By: S. Tarrant Smith
She persisted has become my mantra when it comes to this crazy writing thing I do.
When I check my lagging book sales and social media feels like I’m yelling into a void; I take a deep breath, turn on my laptop, and write another chapter. When the book reviews don’t magically appear, I tell myself that there are people reading the books even if they don’t leave a review behind. When I hear someone say that they don’t really have time to read or they don’t like reading at all, I shrug it off. I’ve visited the worlds and befriended the characters they’ll never know. When my own family congratulates me on publishing yet another book but never takes the time to read or share it, I sigh and give the people I love a pass. I write romance and the sex scenes probably make them uncomfortable.
Some days I persist out of sheer stubbornness, just a big f*ck you to the world at large. Some days I persist because I’m too afraid to admit that I’ve failed at the one thing I am really good at doing. Some days I have to remind myself that there are so many creative souls who come and go and who’s work is never appreciated — and yet, they managed to keep true to their creative voice. How could I do less?
When I had no money and wrote after a full day’s work, I persisted. Despite not knowing if my first book would be published or if it was all just an exercise in self-indulgence, I persisted.
When I’m depressed, I persist. When I’m frustrated, I persist. When it’s a struggle to string the sentences together, I persist.

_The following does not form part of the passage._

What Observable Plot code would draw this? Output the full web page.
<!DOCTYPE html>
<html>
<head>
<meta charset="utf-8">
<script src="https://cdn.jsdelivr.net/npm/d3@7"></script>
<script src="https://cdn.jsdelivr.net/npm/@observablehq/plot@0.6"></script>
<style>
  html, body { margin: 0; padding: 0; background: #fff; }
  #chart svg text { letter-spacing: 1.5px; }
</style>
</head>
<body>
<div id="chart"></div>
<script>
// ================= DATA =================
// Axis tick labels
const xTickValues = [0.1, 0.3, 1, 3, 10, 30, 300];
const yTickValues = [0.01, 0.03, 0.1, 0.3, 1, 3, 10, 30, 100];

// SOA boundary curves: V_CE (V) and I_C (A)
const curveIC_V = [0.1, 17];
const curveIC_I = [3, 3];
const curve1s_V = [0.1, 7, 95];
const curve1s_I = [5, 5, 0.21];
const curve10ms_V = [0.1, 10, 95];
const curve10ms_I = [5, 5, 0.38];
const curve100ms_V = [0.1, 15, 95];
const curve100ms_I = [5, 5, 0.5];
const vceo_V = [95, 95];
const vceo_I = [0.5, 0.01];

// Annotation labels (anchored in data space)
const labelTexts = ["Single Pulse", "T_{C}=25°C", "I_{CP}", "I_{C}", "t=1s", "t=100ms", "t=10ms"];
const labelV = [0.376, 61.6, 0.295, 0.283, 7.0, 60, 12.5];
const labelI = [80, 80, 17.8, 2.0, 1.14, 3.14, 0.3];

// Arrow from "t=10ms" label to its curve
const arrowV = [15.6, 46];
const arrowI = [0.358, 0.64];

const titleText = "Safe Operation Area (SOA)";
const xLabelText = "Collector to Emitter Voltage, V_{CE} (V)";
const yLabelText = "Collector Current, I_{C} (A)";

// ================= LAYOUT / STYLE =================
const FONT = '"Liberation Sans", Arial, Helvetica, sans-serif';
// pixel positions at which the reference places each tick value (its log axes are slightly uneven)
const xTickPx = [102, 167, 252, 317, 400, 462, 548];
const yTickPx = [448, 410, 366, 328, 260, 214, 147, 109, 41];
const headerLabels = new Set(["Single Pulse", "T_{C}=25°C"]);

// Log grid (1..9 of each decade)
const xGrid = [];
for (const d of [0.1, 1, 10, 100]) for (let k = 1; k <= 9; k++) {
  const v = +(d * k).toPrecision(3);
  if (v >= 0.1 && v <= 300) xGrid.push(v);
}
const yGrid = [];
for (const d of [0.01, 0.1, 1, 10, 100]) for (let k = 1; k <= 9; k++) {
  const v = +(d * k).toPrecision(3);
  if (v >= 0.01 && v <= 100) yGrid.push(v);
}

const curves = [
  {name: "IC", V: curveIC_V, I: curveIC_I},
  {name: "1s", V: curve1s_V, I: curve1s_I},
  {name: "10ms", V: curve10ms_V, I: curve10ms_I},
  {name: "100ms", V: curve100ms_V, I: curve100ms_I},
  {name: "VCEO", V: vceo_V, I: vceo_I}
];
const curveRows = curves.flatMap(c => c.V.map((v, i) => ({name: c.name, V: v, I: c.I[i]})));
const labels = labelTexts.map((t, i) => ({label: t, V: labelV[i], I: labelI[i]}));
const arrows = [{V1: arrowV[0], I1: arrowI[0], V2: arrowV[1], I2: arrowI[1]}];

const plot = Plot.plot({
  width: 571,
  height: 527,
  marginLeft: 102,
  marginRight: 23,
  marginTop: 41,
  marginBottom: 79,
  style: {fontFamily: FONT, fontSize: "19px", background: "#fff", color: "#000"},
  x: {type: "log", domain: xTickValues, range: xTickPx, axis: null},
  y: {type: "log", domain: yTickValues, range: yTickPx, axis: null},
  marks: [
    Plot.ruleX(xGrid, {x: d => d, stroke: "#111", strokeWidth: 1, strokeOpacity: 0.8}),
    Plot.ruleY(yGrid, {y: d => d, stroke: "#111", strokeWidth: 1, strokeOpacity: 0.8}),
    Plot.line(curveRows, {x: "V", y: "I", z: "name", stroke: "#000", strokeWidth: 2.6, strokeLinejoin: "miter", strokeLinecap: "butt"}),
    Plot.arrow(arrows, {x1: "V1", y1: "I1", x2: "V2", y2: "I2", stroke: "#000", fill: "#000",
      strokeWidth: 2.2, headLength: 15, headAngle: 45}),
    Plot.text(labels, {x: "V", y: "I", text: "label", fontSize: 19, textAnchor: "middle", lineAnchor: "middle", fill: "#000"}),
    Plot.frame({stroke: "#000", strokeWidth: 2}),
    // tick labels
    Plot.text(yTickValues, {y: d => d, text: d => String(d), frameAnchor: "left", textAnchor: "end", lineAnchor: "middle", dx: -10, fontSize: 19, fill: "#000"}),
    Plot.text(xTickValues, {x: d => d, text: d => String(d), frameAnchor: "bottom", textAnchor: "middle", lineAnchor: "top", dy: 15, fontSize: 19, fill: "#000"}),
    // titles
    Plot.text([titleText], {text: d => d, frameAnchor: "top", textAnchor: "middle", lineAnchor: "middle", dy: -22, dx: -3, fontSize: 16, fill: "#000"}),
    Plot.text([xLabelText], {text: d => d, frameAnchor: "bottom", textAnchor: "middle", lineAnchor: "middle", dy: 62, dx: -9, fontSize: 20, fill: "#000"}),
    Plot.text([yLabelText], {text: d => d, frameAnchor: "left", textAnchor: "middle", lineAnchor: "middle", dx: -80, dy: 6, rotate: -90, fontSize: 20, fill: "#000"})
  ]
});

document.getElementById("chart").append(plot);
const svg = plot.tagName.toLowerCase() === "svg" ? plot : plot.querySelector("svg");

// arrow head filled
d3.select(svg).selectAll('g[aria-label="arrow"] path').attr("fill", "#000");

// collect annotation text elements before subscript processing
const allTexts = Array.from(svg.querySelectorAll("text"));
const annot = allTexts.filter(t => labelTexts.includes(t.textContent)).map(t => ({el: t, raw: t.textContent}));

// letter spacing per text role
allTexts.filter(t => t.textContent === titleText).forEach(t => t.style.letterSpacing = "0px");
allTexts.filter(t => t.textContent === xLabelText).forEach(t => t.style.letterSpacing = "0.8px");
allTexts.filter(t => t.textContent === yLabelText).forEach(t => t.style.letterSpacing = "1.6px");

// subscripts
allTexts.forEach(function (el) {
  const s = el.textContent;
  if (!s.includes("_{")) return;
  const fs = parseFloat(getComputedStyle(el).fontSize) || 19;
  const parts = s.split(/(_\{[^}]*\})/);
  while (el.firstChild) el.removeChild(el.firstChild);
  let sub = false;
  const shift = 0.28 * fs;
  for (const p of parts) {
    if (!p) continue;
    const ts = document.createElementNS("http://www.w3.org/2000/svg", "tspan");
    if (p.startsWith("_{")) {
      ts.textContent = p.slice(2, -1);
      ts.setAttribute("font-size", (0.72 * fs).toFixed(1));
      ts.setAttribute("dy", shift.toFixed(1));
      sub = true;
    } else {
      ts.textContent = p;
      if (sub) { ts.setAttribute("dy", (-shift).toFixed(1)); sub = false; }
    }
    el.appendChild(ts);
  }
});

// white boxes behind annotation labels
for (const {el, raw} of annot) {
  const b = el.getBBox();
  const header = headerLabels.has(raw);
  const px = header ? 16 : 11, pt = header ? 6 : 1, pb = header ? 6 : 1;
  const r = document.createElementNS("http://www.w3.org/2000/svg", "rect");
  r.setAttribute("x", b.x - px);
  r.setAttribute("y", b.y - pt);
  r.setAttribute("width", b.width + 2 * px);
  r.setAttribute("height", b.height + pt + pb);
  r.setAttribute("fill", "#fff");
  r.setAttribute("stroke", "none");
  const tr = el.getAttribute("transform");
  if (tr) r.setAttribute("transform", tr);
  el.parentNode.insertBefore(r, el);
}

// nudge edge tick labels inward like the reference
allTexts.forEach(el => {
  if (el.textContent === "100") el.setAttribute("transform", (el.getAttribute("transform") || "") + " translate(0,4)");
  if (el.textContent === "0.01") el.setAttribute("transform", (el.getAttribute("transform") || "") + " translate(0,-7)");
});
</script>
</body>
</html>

Persisting makes me annoying for some people, but persisting has become a habit with me. It means that I’ll continue to put words on paper. It means the stories that take root in my mind will find their way into the world. And as long as I do that, then I’ll eventually reach the heart of the reader I’ve been writing for all this time.

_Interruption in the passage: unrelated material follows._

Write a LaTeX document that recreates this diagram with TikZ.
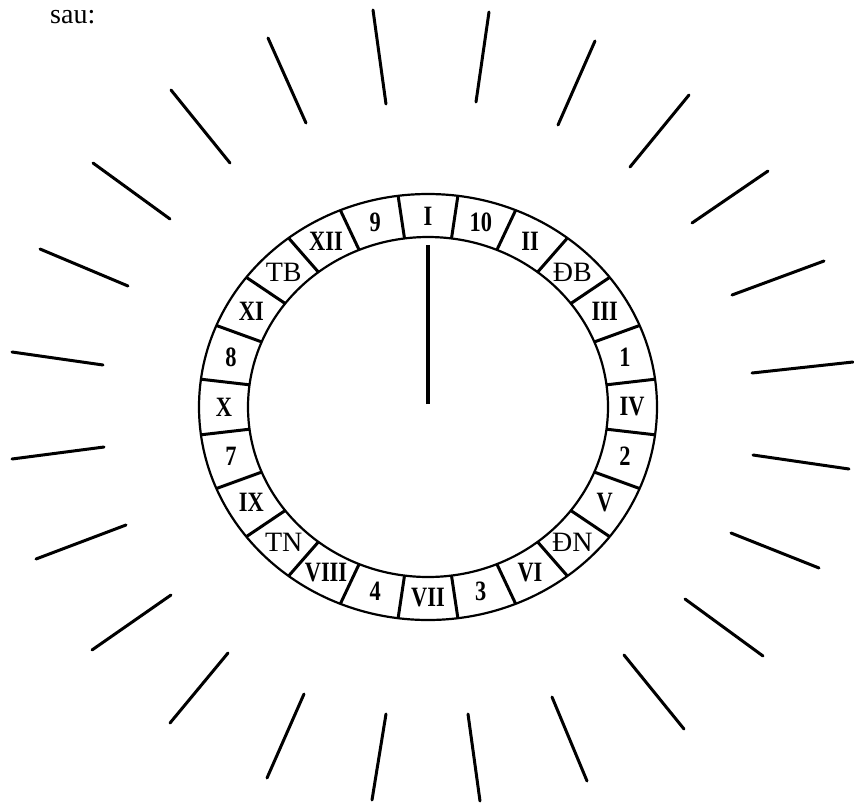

I began this publishing journey as an escape; not that my life was terrible in 2009. In many ways I’ve lived a charmed life, but I have always yearned to travel and in the early 2000’s I needed to escape the stress of never having enough money. The only way to accomplish that was to create worlds of my own. And so I wrote books I’d want to read and designed worlds I wanted to live inside – if only I could. I’ve reached a point in my life where I believe I have a lot to say about the nature of love and commitment. I’m lucky in that I can write full time now and I am taking advantage of that gift every single day.